--- START ---

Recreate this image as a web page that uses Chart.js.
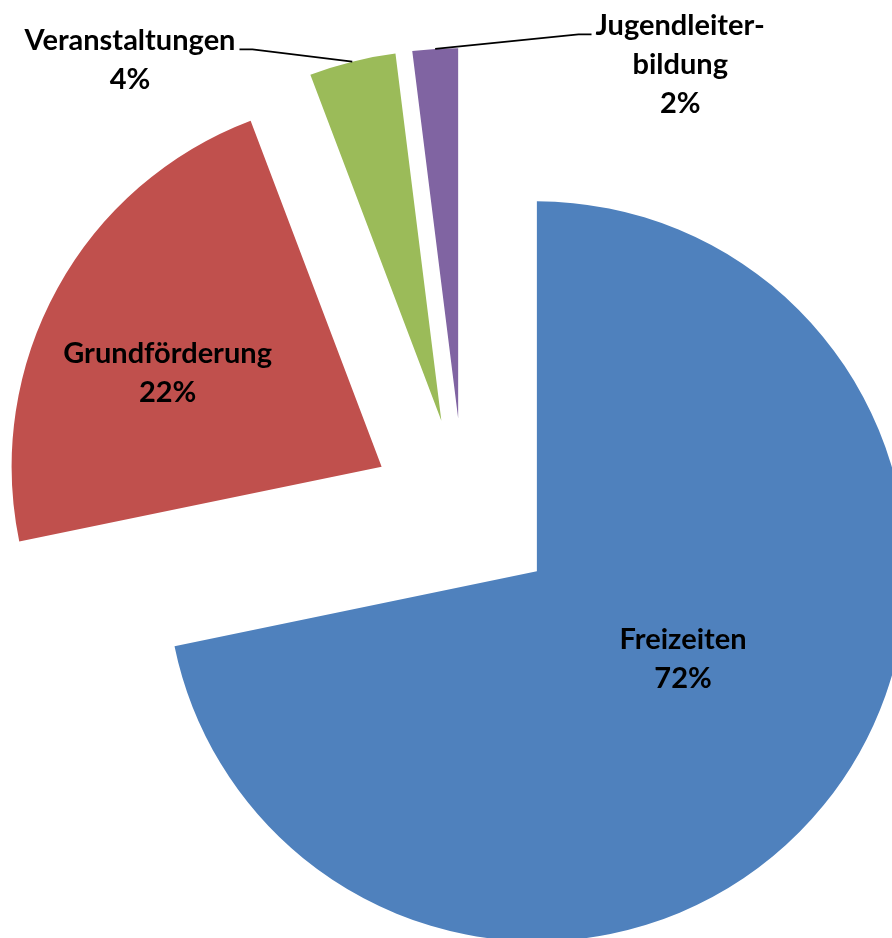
<!DOCTYPE html>
<html>
<head>
<meta charset="utf-8">
<script src="https://cdn.jsdelivr.net/npm/chart.js@4/dist/chart.umd.min.js"></script>
<style>
  html, body { margin: 0; padding: 0; background: #fff; }
  canvas { display: block; }
</style>
</head>
<body>
<canvas id="pieChart" width="892" height="938"></canvas>
<script>
// slice data (percent shares)
const categories = ['Freizeiten', 'Grundförderung', 'Veranstaltungen', 'Jugendleiter-\nbildung'];
const shares = [71.76, 22.48, 3.78, 1.98];
const sliceColors = ['#4F81BD', '#C0504D', '#9BBB59', '#8064A2'];

// label placement: fraction of radius from the slice apex + angle tweak (deg)
const labelRadius = [0.46, 0.633, 1.289, 1.13];
const labelAngle = [-8.37, -4.83, -26.82, 35.64];
const outsideLabel = [false, false, true, true];

const explode = 94;      // px every slice is pulled out from the centre
const pieRadius = 370;
const fontSize = 29;
const lineGap = 39;

const total = shares.reduce((a, b) => a + b, 0);

// built-in "offset" also grows the radius of thin slices in v4,
// so pull every arc out by moving its centre instead
const explodePlugin = {
    id: 'explodeSlices',
    afterUpdate(chart) {
        const area = chart.chartArea;
        const cx = (area.left + area.right) / 2;
        const cy = (area.top + area.bottom) / 2;
        chart.getDatasetMeta(0).data.forEach(arc => {
            const mid = (arc.startAngle + arc.endAngle) / 2;
            arc.x = cx + Math.cos(mid) * explode;
            arc.y = cy + Math.sin(mid) * explode;
        });
    }
};

const labelPlugin = {
    id: 'sliceLabels',
    afterDatasetsDraw(chart) {
        const ctx = chart.ctx;
        const meta = chart.getDatasetMeta(0);
        ctx.save();
        ctx.font = 'bold ' + fontSize + 'px Lato, "Open Sans", sans-serif';
        ctx.fillStyle = '#000';
        ctx.strokeStyle = '#000';
        ctx.lineWidth = 1.75;
        ctx.textAlign = 'center';
        ctx.textBaseline = 'alphabetic';

        meta.data.forEach((arc, i) => {
            const mid = (arc.startAngle + arc.endAngle) / 2;
            const ang = mid + labelAngle[i] * Math.PI / 180;
            const dist = arc.outerRadius * labelRadius[i];
            const cx = arc.x + Math.cos(ang) * dist;
            const cy = arc.y + Math.sin(ang) * dist;

            const lines = categories[i].split('\n');
            lines.push(Math.round(shares[i] / total * 100) + '%');
            const capH = fontSize * 0.72;
            const blockH = capH + (lines.length - 1) * lineGap;
            const firstBase = cy - blockH / 2 + capH;

            lines.forEach((t, j) => ctx.fillText(t, cx, firstBase + j * lineGap));

            if (outsideLabel[i]) {
                // leader line: short horizontal stub, then to the middle of the outer arc
                const edgeX = arc.x + Math.cos(mid) * arc.outerRadius;
                const edgeY = arc.y + Math.sin(mid) * arc.outerRadius;
                const w = ctx.measureText(lines[0]).width;
                const side = cx < edgeX ? 1 : -1;
                const startX = cx + side * (w / 2 + 4);
                const elbowX = startX + side * 13;
                const lineY = firstBase - 1;
                ctx.beginPath();
                ctx.moveTo(startX, lineY);
                ctx.lineTo(elbowX, lineY);
                ctx.lineTo(edgeX, edgeY);
                ctx.stroke();
            }
        });
        ctx.restore();
    }
};

new Chart(document.getElementById('pieChart'), {
    type: 'pie',
    data: {
        labels: categories,
        datasets: [{
            data: shares,
            backgroundColor: sliceColors,
            borderWidth: 0,
            hoverOffset: 0,
            radius: pieRadius,
            clip: false
        }]
    },
    options: {
        responsive: false,
        animation: false,
        events: [],
        layout: { padding: { left: 36, top: 86, right: 0, bottom: 0 } },
        plugins: {
            legend: { display: false },
            tooltip: { enabled: false }
        }
    },
    plugins: [explodePlugin, labelPlugin]
});
</script>
</body>
</html>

--- END ---

• EXERCISE REQUIREMENTS
Pictures excluded, repeat exactly the lines from the top of the material through the line with "const total = shares.reduce((a, b)", including both of those lines.

• TASK RESPONSE
Recreate this image as a web page that uses Chart.js.
<!DOCTYPE html>
<html>
<head>
<meta charset="utf-8">
<script src="https://cdn.jsdelivr.net/npm/chart.js@4/dist/chart.umd.min.js"></script>
<style>
  html, body { margin: 0; padding: 0; background: #fff; }
  canvas { display: block; }
</style>
</head>
<body>
<canvas id="pieChart" width="892" height="938"></canvas>
<script>
// slice data (percent shares)
const categories = ['Freizeiten', 'Grundförderung', 'Veranstaltungen', 'Jugendleiter-\nbildung'];
const shares = [71.76, 22.48, 3.78, 1.98];
const sliceColors = ['#4F81BD', '#C0504D', '#9BBB59', '#8064A2'];

// label placement: fraction of radius from the slice apex + angle tweak (deg)
const labelRadius = [0.46, 0.633, 1.289, 1.13];
const labelAngle = [-8.37, -4.83, -26.82, 35.64];
const outsideLabel = [false, false, true, true];

const explode = 94;      // px every slice is pulled out from the centre
const pieRadius = 370;
const fontSize = 29;
const lineGap = 39;

const total = shares.reduce((a, b) => a + b, 0);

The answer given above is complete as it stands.